In every level, there's either only one left portal or only one right portal. The game doesn't care which portals are connected to which others, only whether a portal is connected to some other portal, so if you connected two different pairs of portals together, you could in some cases end up with the left portal from one pair leading to the right portal from the other pair.

This is I believe my first time making a game that has pushable blocks. The pushing block code I wrote has a couple bugs/limitations. For one thing, pushable blocks technically aren't solid from the side; this means that if you push a block into a wall, then you'll start to go through the block. This can happen easily in the first level (and if you do so, the portal won't connect, because the game thinks you're trying to push the block past the place where it needs to be to make the connection). The other main issue is that if you jump into the corner of the block at just the right angle, you'll end up being on top of the block and also pushing it.

Music

The version I submitted to the jam didn't have any audio. Part of that is because I prioritized other things, and part of that is because he said the majority of code should be written during the jam, and I had a big audio library already written that I would have used and I was worried it would end up being too much reused code (at least, when combined with the other reused code for things like keyboard handling).

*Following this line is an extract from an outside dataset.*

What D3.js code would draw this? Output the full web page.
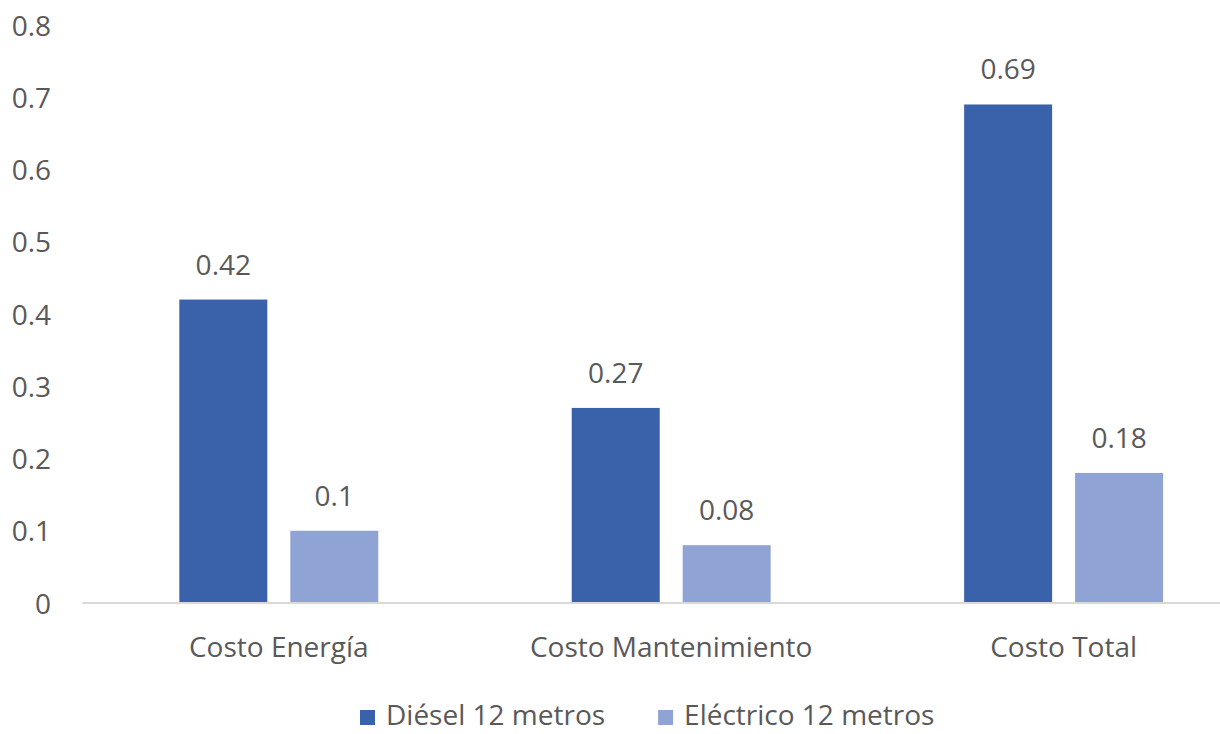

At the time I'm writing this, I haven't yet released the version with music, so I don't know how people are going to feel about it. I tried to convey a sense of "something's not right", but I kind of worry if I did too good of a job at that.

Aside from "The end", all of the music is made using Shepard tones, sometimes repeating at intervals of 2 octaves or an octave and a fifth, and using tunings other than our standard 12-tone equal temperament (the number of notes per octaves varies by level). (Since I wrote my own audio code, I can do things like that.)

A lot of the sound effects are copied from earlier games in the series.

Other things

There are stars in the background, because the title of the game includes the word "space".